>> START

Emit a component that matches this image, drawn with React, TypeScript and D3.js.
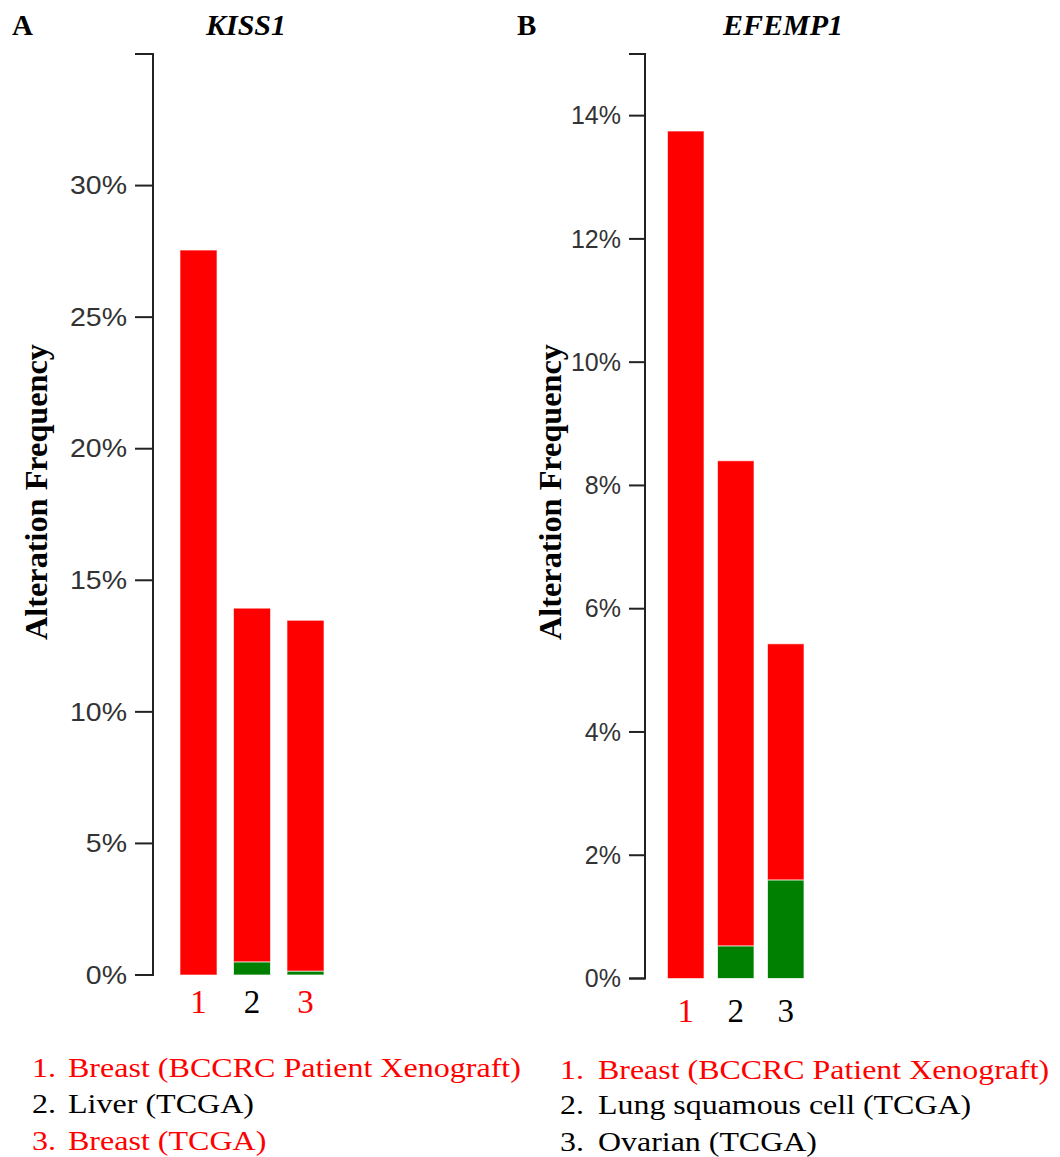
import React from "react";
import * as d3 from "d3";

// ---- Data ----
const kissCategories = ["1", "2", "3"];
const kissAmplification = [27.55, 13.44, 13.33];
const kissMutation = [0, 0.5, 0.15];
const kissTicks = [0, 5, 10, 15, 20, 25, 30];
const kissCategoryColors = ["#ff0000", "#000000", "#ff0000"];
const kissLegend = ["Breast (BCCRC Patient Xenograft)", "Liver (TCGA)", "Breast (TCGA)"];

const efempCategories = ["1", "2", "3"];
const efempAmplification = [13.75, 7.87, 3.83];
const efempMutation = [0, 0.53, 1.6];
const efempTicks = [0, 2, 4, 6, 8, 10, 12, 14];
const efempCategoryColors = ["#ff0000", "#000000", "#000000"];
const efempLegend = ["Breast (BCCRC Patient Xenograft)", "Lung squamous cell (TCGA)", "Ovarian (TCGA)"];

const RED = "#ff0000";
const GREEN = "#008000";
const SERIF = "'Liberation Serif', 'Times New Roman', serif";
const SANS = "'Liberation Sans', Arial, sans-serif";

type PanelProps = {
  letter: string;
  letterX: number;
  gene: string;
  geneX: number;
  categories: string[];
  amp: number[];
  mut: number[];
  ticks: number[];
  yMax: number;
  yBottom: number;
  axisX: number;
  tickSize: number;
  tickStretch: number;
  barLeft: number;
  step: number;
  barWidth: number;
  catColors: string[];
  catY: number;
  titleX: number;
  titleY: number;
  legend: string[];
  legendX: number;
  legendTextX: number;
  legendY: number[];
  legendStretch: number;
};

function Panel(p: PanelProps) {
  const yTop = 54;
  const y = d3.scaleLinear().domain([0, p.yMax]).range([p.yBottom, yTop]);
  const inner = 1 - p.barWidth / p.step;
  const x = d3
    .scaleBand<string>()
    .domain(p.categories)
    .range([p.barLeft - (p.step * inner) / 2, p.barLeft - (p.step * inner) / 2 + p.step * p.categories.length])
    .paddingInner(inner)
    .paddingOuter(inner / 2);
  const bw = x.bandwidth();

  return (
    <g>
      <text x={p.letterX} y={35} fontFamily={SERIF} fontWeight="bold" fontSize={29} fill="#000">
        {p.letter}
      </text>
      <text x={p.geneX} y={35} fontFamily={SERIF} fontWeight="bold" fontStyle="italic" fontSize={30} fill="#000" textAnchor="middle">
        {p.gene}
      </text>
      {/* axis */}
      <path
        d={`M${p.axisX - p.tickSize},${y(p.yMax)}H${p.axisX}V${y(0)}H${p.axisX - p.tickSize}`}
        fill="none"
        stroke="#222"
        strokeWidth={2}
      />
      {p.ticks.map((t) => (
        <g key={t}>
          <line x1={p.axisX - p.tickSize} x2={p.axisX} y1={y(t)} y2={y(t)} stroke="#222" strokeWidth={2} />
          <text
            transform={`translate(${p.axisX - p.tickSize - 8},${y(t)}) scale(${p.tickStretch},1)`}
            dy="0.35em"
            textAnchor="end"
            fontFamily={SANS}
            fontSize={25}
            fill="#333"
          >
            {t}%
          </text>
        </g>
      ))}
      <text
        transform={`translate(${p.titleX},${p.titleY}) rotate(-90)`}
        textAnchor="middle"
        fontFamily={SERIF}
        fontWeight="bold"
        fontSize={32}
        textLength={296}
        lengthAdjust="spacingAndGlyphs"
        fill="#000"
      >
        Alteration Frequency
      </text>
      {/* bars */}
      {p.categories.map((c, i) => {
        const g = p.mut[i];
        const r = p.amp[i];
        const bx = x(c) as number;
        return (
          <g key={c}>
            {g > 0 && (
              <rect x={bx} y={y(g)} width={bw} height={y(0) - y(g)} fill={GREEN} stroke="#fff" strokeOpacity={0.7} strokeWidth={1} />
            )}
            <rect x={bx} y={y(g + r)} width={bw} height={y(g) - y(g + r)} fill={RED} stroke="#fff" strokeOpacity={0.6} strokeWidth={1} />
            <text
              x={bx + bw / 2}
              y={p.catY}
              textAnchor="middle"
              fontFamily={SERIF}
              fontSize={33}
              fill={p.catColors[i]}
            >
              {c}
            </text>
          </g>
        );
      })}
      {/* legend */}
      {p.legend.map((l, i) => (
        <g key={l} fill={p.catColors[i]} fontFamily={SERIF} fontSize={28}>
          <text transform={`translate(${p.legendX},${p.legendY[i]}) scale(${p.legendStretch},1)`}>{`${i + 1}.`}</text>
          <text transform={`translate(${p.legendTextX},${p.legendY[i]}) scale(${p.legendStretch},1)`}>{l}</text>
        </g>
      ))}
    </g>
  );
}

export default function App() {
  return (
    <svg
      width={1060}
      height={1157}
      viewBox="0 0 1060 1157"
      style={{ position: "absolute", left: 0, top: 0, background: "#fff" }}
    >
      <rect width={1060} height={1157} fill="#fff" />
      <Panel
        letter="A"
        letterX={12}
        gene="KISS1"
        geneX={246}
        categories={kissCategories}
        amp={kissAmplification}
        mut={kissMutation}
        ticks={kissTicks}
        yMax={35}
        yBottom={975}
        axisX={153}
        tickSize={18}
        tickStretch={1.14}
        barLeft={180}
        step={53.5}
        barWidth={37}
        catColors={kissCategoryColors}
        catY={1013}
        titleX={47}
        titleY={492}
        legend={kissLegend}
        legendX={32}
        legendTextX={68}
        legendY={[1077, 1113, 1150]}
        legendStretch={1.145}
      />
      <Panel
        letter="B"
        letterX={517}
        gene="EFEMP1"
        geneX={783}
        categories={efempCategories}
        amp={efempAmplification}
        mut={efempMutation}
        ticks={efempTicks}
        yMax={15}
        yBottom={978.5}
        axisX={645}
        tickSize={16}
        tickStretch={1.0}
        barLeft={667.5}
        step={50}
        barWidth={36.5}
        catColors={efempCategoryColors}
        catY={1022}
        titleX={561}
        titleY={492}
        legend={efempLegend}
        legendX={560}
        legendTextX={598}
        legendY={[1079, 1114, 1151]}
        legendStretch={1.14}
      />
    </svg>
  );
}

>> END

Your objective:
Repeat the listing in full and exactly. Leave any pictures out.

Task solution:
Emit a component that matches this image, drawn with React, TypeScript and D3.js.
import React from "react";
import * as d3 from "d3";

// ---- Data ----
const kissCategories = ["1", "2", "3"];
const kissAmplification = [27.55, 13.44, 13.33];
const kissMutation = [0, 0.5, 0.15];
const kissTicks = [0, 5, 10, 15, 20, 25, 30];
const kissCategoryColors = ["#ff0000", "#000000", "#ff0000"];
const kissLegend = ["Breast (BCCRC Patient Xenograft)", "Liver (TCGA)", "Breast (TCGA)"];

const efempCategories = ["1", "2", "3"];
const efempAmplification = [13.75, 7.87, 3.83];
const efempMutation = [0, 0.53, 1.6];
const efempTicks = [0, 2, 4, 6, 8, 10, 12, 14];
const efempCategoryColors = ["#ff0000", "#000000", "#000000"];
const efempLegend = ["Breast (BCCRC Patient Xenograft)", "Lung squamous cell (TCGA)", "Ovarian (TCGA)"];

const RED = "#ff0000";
const GREEN = "#008000";
const SERIF = "'Liberation Serif', 'Times New Roman', serif";
const SANS = "'Liberation Sans', Arial, sans-serif";

type PanelProps = {
  letter: string;
  letterX: number;
  gene: string;
  geneX: number;
  categories: string[];
  amp: number[];
  mut: number[];
  ticks: number[];
  yMax: number;
  yBottom: number;
  axisX: number;
  tickSize: number;
  tickStretch: number;
  barLeft: number;
  step: number;
  barWidth: number;
  catColors: string[];
  catY: number;
  titleX: number;
  titleY: number;
  legend: string[];
  legendX: number;
  legendTextX: number;
  legendY: number[];
  legendStretch: number;
};

function Panel(p: PanelProps) {
  const yTop = 54;
  const y = d3.scaleLinear().domain([0, p.yMax]).range([p.yBottom, yTop]);
  const inner = 1 - p.barWidth / p.step;
  const x = d3
    .scaleBand<string>()
    .domain(p.categories)
    .range([p.barLeft - (p.step * inner) / 2, p.barLeft - (p.step * inner) / 2 + p.step * p.categories.length])
    .paddingInner(inner)
    .paddingOuter(inner / 2);
  const bw = x.bandwidth();

  return (
    <g>
      <text x={p.letterX} y={35} fontFamily={SERIF} fontWeight="bold" fontSize={29} fill="#000">
        {p.letter}
      </text>
      <text x={p.geneX} y={35} fontFamily={SERIF} fontWeight="bold" fontStyle="italic" fontSize={30} fill="#000" textAnchor="middle">
        {p.gene}
      </text>
      {/* axis */}
      <path
        d={`M${p.axisX - p.tickSize},${y(p.yMax)}H${p.axisX}V${y(0)}H${p.axisX - p.tickSize}`}
        fill="none"
        stroke="#222"
        strokeWidth={2}
      />
      {p.ticks.map((t) => (
        <g key={t}>
          <line x1={p.axisX - p.tickSize} x2={p.axisX} y1={y(t)} y2={y(t)} stroke="#222" strokeWidth={2} />
          <text
            transform={`translate(${p.axisX - p.tickSize - 8},${y(t)}) scale(${p.tickStretch},1)`}
            dy="0.35em"
            textAnchor="end"
            fontFamily={SANS}
            fontSize={25}
            fill="#333"
          >
            {t}%
          </text>
        </g>
      ))}
      <text
        transform={`translate(${p.titleX},${p.titleY}) rotate(-90)`}
        textAnchor="middle"
        fontFamily={SERIF}
        fontWeight="bold"
        fontSize={32}
        textLength={296}
        lengthAdjust="spacingAndGlyphs"
        fill="#000"
      >
        Alteration Frequency
      </text>
      {/* bars */}
      {p.categories.map((c, i) => {
        const g = p.mut[i];
        const r = p.amp[i];
        const bx = x(c) as number;
        return (
          <g key={c}>
            {g > 0 && (
              <rect x={bx} y={y(g)} width={bw} height={y(0) - y(g)} fill={GREEN} stroke="#fff" strokeOpacity={0.7} strokeWidth={1} />
            )}
            <rect x={bx} y={y(g + r)} width={bw} height={y(g) - y(g + r)} fill={RED} stroke="#fff" strokeOpacity={0.6} strokeWidth={1} />
            <text
              x={bx + bw / 2}
              y={p.catY}
              textAnchor="middle"
              fontFamily={SERIF}
              fontSize={33}
              fill={p.catColors[i]}
            >
              {c}
            </text>
          </g>
        );
      })}
      {/* legend */}
      {p.legend.map((l, i) => (
        <g key={l} fill={p.catColors[i]} fontFamily={SERIF} fontSize={28}>
          <text transform={`translate(${p.legendX},${p.legendY[i]}) scale(${p.legendStretch},1)`}>{`${i + 1}.`}</text>
          <text transform={`translate(${p.legendTextX},${p.legendY[i]}) scale(${p.legendStretch},1)`}>{l}</text>
        </g>
      ))}
    </g>
  );
}

export default function App() {
  return (
    <svg
      width={1060}
      height={1157}
      viewBox="0 0 1060 1157"
      style={{ position: "absolute", left: 0, top: 0, background: "#fff" }}
    >
      <rect width={1060} height={1157} fill="#fff" />
      <Panel
        letter="A"
        letterX={12}
        gene="KISS1"
        geneX={246}
        categories={kissCategories}
        amp={kissAmplification}
        mut={kissMutation}
        ticks={kissTicks}
        yMax={35}
        yBottom={975}
        axisX={153}
        tickSize={18}
        tickStretch={1.14}
        barLeft={180}
        step={53.5}
        barWidth={37}
        catColors={kissCategoryColors}
        catY={1013}
        titleX={47}
        titleY={492}
        legend={kissLegend}
        legendX={32}
        legendTextX={68}
        legendY={[1077, 1113, 1150]}
        legendStretch={1.145}
      />
      <Panel
        letter="B"
        letterX={517}
        gene="EFEMP1"
        geneX={783}
        categories={efempCategories}
        amp={efempAmplification}
        mut={efempMutation}
        ticks={efempTicks}
        yMax={15}
        yBottom={978.5}
        axisX={645}
        tickSize={16}
        tickStretch={1.0}
        barLeft={667.5}
        step={50}
        barWidth={36.5}
        catColors={efempCategoryColors}
        catY={1022}
        titleX={561}
        titleY={492}
        legend={efempLegend}
        legendX={560}
        legendTextX={598}
        legendY={[1079, 1114, 1151]}
        legendStretch={1.14}
      />
    </svg>
  );
}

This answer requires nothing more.